11/05/2012 - 21:00
A indústria automobilística brasileira vive um momento curioso. Segundo dados divulgados na semana passada, nos quatro primeiros meses do ano as vendas de carros caíram 3,4% em relação ao mesmo período de 2011, enquanto a produção encolheu 10,1%. Graças a essa desaceleração, o Brasil perdeu para a Índia o posto de quarto maior mercado do planeta e, em algumas plantas industriais, o estoque elevado já causa preocupação. Diante desse cenário, é de se imaginar que a palavra crise, distante do universo das montadoras nos últimos cinco anos, voltou agora com força. Não é bem assim. Para um grupo de fabricantes, o setor nunca esteve tão pujante e, por mais estranho que possa parecer, há modelos que são entregues ao consumidor depois de longa espera. Em certos casos, ela pode chegar a meses.
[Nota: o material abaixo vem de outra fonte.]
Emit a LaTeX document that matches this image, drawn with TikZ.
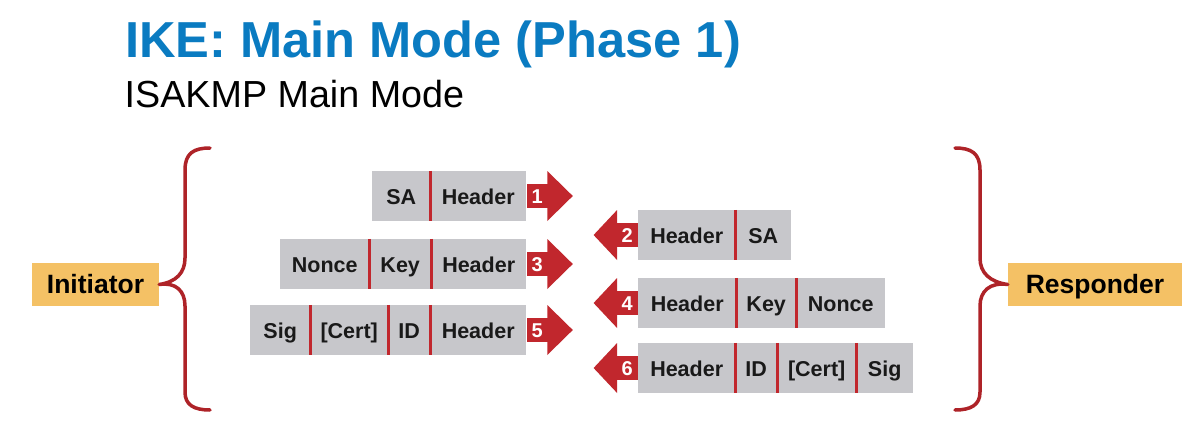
\documentclass[tikz,border=0pt]{standalone}
\usepackage{fontspec}
\setmainfont{Liberation Sans}
\usetikzlibrary{calc}
\definecolor{ttlblue}{HTML}{0A7BC1}
\definecolor{cellgray}{HTML}{C7C7CB}
\definecolor{ikered}{HTML}{C1272D}
\definecolor{roleorange}{HTML}{F4C165}
\tikzset{
  cell/.style={fill=cellgray, inner sep=0pt, minimum height=50pt, anchor=west,
    text height=16pt, text depth=0pt,
    font=\fontsize{21.5}{24}\selectfont\bfseries, text=black!90},
  sep/.style={draw=ikered, line width=3.8pt},
  numbox/.style={fill=ikered, inner sep=0pt, minimum width=21pt, minimum height=24pt,
    text height=14pt, text depth=0pt,
    text=white, font=\fontsize{20}{22}\selectfont\bfseries},
  role/.style={fill=roleorange, inner sep=0pt, minimum height=43pt,
    text height=20pt, text depth=3pt,
    font=\fontsize{26.5}{30}\selectfont\bfseries, text=black},
  brace/.style={draw=ikered!90!black, line width=3.5pt, line cap=round, line join=round},
}
\begin{document}
\begin{tikzpicture}[x=1pt,y=-1pt]
\useasboundingbox (0,0) rectangle (1203,431);
\fill[white] (0,0) rectangle (1203,431);

% titles
\node[anchor=base west, inner sep=0pt, text=ttlblue, font=\fontsize{50.6}{56}\selectfont\bfseries] (title) at (125,57) {IKE: Main Mode (Phase 1)};
\node[anchor=base west, inner sep=0pt, font=\fontsize{37.7}{42}\selectfont] (subtitle) at (124.5,107) {ISAKMP Main Mode};

% roles
\node[role, minimum width=127pt] (init) at (95.5,284.5) {Initiator};
\node[role, minimum width=174pt] (resp) at (1095,284.5) {Responder};

% braces
\draw[brace] (210,148) .. controls (194,148) and (185,153) .. (185,170)
  -- (185,258) .. controls (185,273) and (176,282) .. (init.east)
  .. controls (176,282) and (185,291) .. (185,306)
  -- (185,392) .. controls (185,405) and (194,410) .. (210,410);
\draw[brace] (955,148) .. controls (971,148) and (980,153) .. (980,170)
  -- (980,258) .. controls (980,273) and (990,282) .. (resp.west)
  .. controls (990,282) and (980,291) .. (980,306)
  -- (980,392) .. controls (980,405) and (971,410) .. (955,410);

% row 1
\node[cell, minimum width=58pt] (a1) at (372,196) {SA};
\node[cell, minimum width=96pt] (a2) at (430,196) {Header};
\draw[sep] (a1.north east) -- (a1.south east);
\node[numbox, anchor=west] (n1) at (a2.east) {1};
\fill[ikered] ([xshift=-0.5pt,yshift=25pt]n1.east) -- ([xshift=25pt]n1.east) -- ([xshift=-0.5pt,yshift=-25pt]n1.east) -- cycle;

% row 2
\node[cell, minimum width=97pt] (b1) at (638,235) {Header};
\node[cell, minimum width=56pt] (b2) at (735,235) {SA};
\draw[sep] (b1.north east) -- (b1.south east);
\node[numbox, anchor=east] (n2) at (b1.west) {2};
\fill[ikered] ([xshift=0.5pt,yshift=25pt]n2.west) -- ([xshift=-23pt]n2.west) -- ([xshift=0.5pt,yshift=-25pt]n2.west) -- cycle;

% row 3
\node[cell, minimum width=89pt] (c1) at (280,264) {Nonce};
\node[cell, minimum width=62pt] (c2) at (369,264) {Key};
\node[cell, minimum width=95pt] (c3) at (431,264) {Header};
\draw[sep] (c1.north east) -- (c1.south east);
\draw[sep] (c2.north east) -- (c2.south east);
\node[numbox, anchor=west] (n3) at (c3.east) {3};
\fill[ikered] ([xshift=-0.5pt,yshift=25pt]n3.east) -- ([xshift=25pt]n3.east) -- ([xshift=-0.5pt,yshift=-25pt]n3.east) -- cycle;

% row 4
\node[cell, minimum width=98pt] (d1) at (638,303) {Header};
\node[cell, minimum width=60pt] (d2) at (736,303) {Key};
\node[cell, minimum width=89pt] (d3) at (796,303) {Nonce};
\draw[sep] (d1.north east) -- (d1.south east);
\draw[sep] (d2.north east) -- (d2.south east);
\node[numbox, anchor=east] (n4) at (d1.west) {4};
\fill[ikered] ([xshift=0.5pt,yshift=25pt]n4.west) -- ([xshift=-23pt]n4.west) -- ([xshift=0.5pt,yshift=-25pt]n4.west) -- cycle;

% row 5
\node[cell, minimum width=60pt] (e1) at (250,330) {Sig};
\node[cell, minimum width=78pt] (e2) at (310,330) {[Cert]};
\node[cell, minimum width=42pt] (e3) at (388,330) {ID};
\node[cell, minimum width=96pt] (e4) at (430,330) {Header};
\draw[sep] (e1.north east) -- (e1.south east);
\draw[sep] (e2.north east) -- (e2.south east);
\draw[sep] (e3.north east) -- (e3.south east);
\node[numbox, anchor=west] (n5) at (e4.east) {5};
\fill[ikered] ([xshift=-0.5pt,yshift=25pt]n5.east) -- ([xshift=25pt]n5.east) -- ([xshift=-0.5pt,yshift=-25pt]n5.east) -- cycle;

% row 6
\node[cell, minimum width=97pt] (f1) at (638,368) {Header};
\node[cell, minimum width=42pt] (f2) at (735,368) {ID};
\node[cell, minimum width=79pt] (f3) at (777,368) {[Cert]};
\node[cell, minimum width=57pt] (f4) at (856,368) {Sig};
\draw[sep] (f1.north east) -- (f1.south east);
\draw[sep] (f2.north east) -- (f2.south east);
\draw[sep] (f3.north east) -- (f3.south east);
\node[numbox, anchor=east] (n6) at (f1.west) {6};
\fill[ikered] ([xshift=0.5pt,yshift=25pt]n6.west) -- ([xshift=-23pt]n6.west) -- ([xshift=0.5pt,yshift=-25pt]n6.west) -- cycle;
\end{tikzpicture}
\end{document}
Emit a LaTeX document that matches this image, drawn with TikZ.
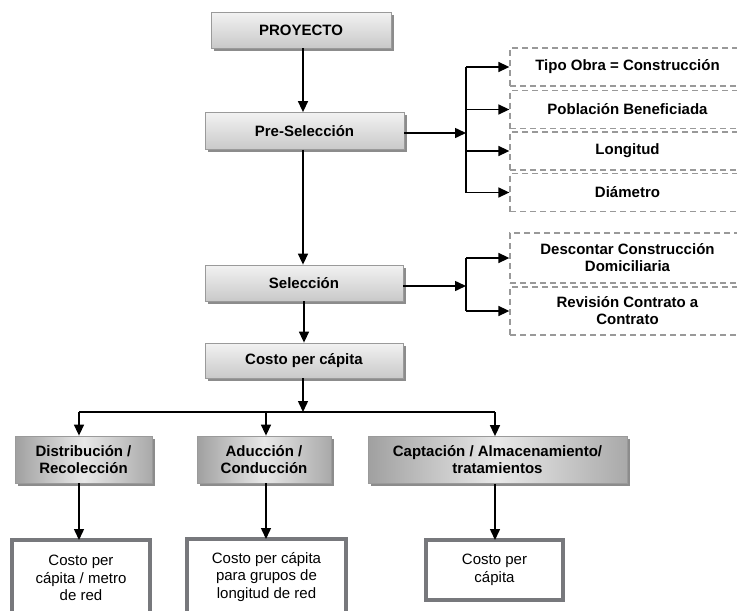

O administrador de empresas Eduardo Dias, morador do Rio de Janeiro, deu um sinal de R$ 2 mil e está há 65 dias no aguardo de um Nissan Versa modelo SL. “Vou esperar 90 dias, mas, se demorar 91, não sei se tolero”, diz.
"Vou esperar 90 dias, mas, se demorar 91, não sei se tolero"
Eduardo Dias, administrador de empresas,
há 65 dias na espera de seu Nissan Versa
A japonesa Nissan lançou o sedã Versa no fim do ano passado, mas subestimou o potencial de vendas do veículo. Resultado: para receber o carro, alguns compradores esperam até quatro meses. A angústia se tornou hit em páginas do Facebook, que trazem reclamações compartilhadas por inúmeros compradores. Embora tenham fechado negócio no início do ano, muitos deles continuam na fila. A Nissan diz que não pode aumentar a quantidade de unidades importadas, porque boa parte da produção é absorvida pelos mercados mexicano e americano (onde o Versa está no topo dos mais vendidos de seu segmento). A exemplo do Nissan Versa, o Fiat 500 também é fabricado no México e a montadora italiana enfrenta a mesma dificuldade para colocar seus carros no Brasil. Vigente desde março, o novo acordo entre Brasil e México isenta do imposto de importação os automóveis oriundos daquele país, mas estabeleceu cotas que limitam o comércio bilateral pelos próximos três anos. Até 18 de março de 2013, só está permitida a importação de US$ 1,45 bilhão. O resultado? Filas enormes e consumidores ansiosos.
"Nossos clientes se permitem esperar
pelo automóvel que desejam"
Ary Jorge Ribeiro, diretor de vendas da montadora sul-coreana Kia
Entre os motoristas com maior poder aquisitivo, a moda do automóvel esportivo na cor branca é o que faz alguns esperarem mais de 100 dias para dirigir seu carro novo. “Esses clientes simplesmente não aceitam o produto que é empurrado para eles e se permitem esperar pelo que desejam”, afirma Ary Jorge Ribeiro, diretor de vendas da sul-coreana Kia. O prazo de entrega de alguns modelos Sportage é de 30 dias, mas o tempo que a montadora leva para importá-lo vai de três a quatro meses, o que pode provocar mais filas, se a procura crescer. “É evidente que não queremos isso”, diz Ribeiro. Até o segmento de luxo testa a paciência do consumidor. O Evoque, da Land Rover, tem fila de compradores de até três meses, divididos pelas possibilidades de cores e acabamentos. As filas são indicadores de que não existe crise no horizonte. Segundo especialistas, a queda nas vendas é reflexo principalmente das restrições ao crédito impostas pelo governo no ano passado. “Em termos macroeconômicos, é muito saudável a situação brasileira, com baixo desemprego e aumento da renda”, diz Guido Vildozo, analista da IHS. “Mas o sistema bancário tem sido muito rígido com as aprovações das linhas de financiamento.” O cenário vai melhorar? Tudo indica que sim. Na quinta-feira 10, a Caixa Econômica reduziu os juros destinados à aquisição de carros novos. É questão de tempo para os bancos privados trilharem o mesmo caminho e reanimarem o setor.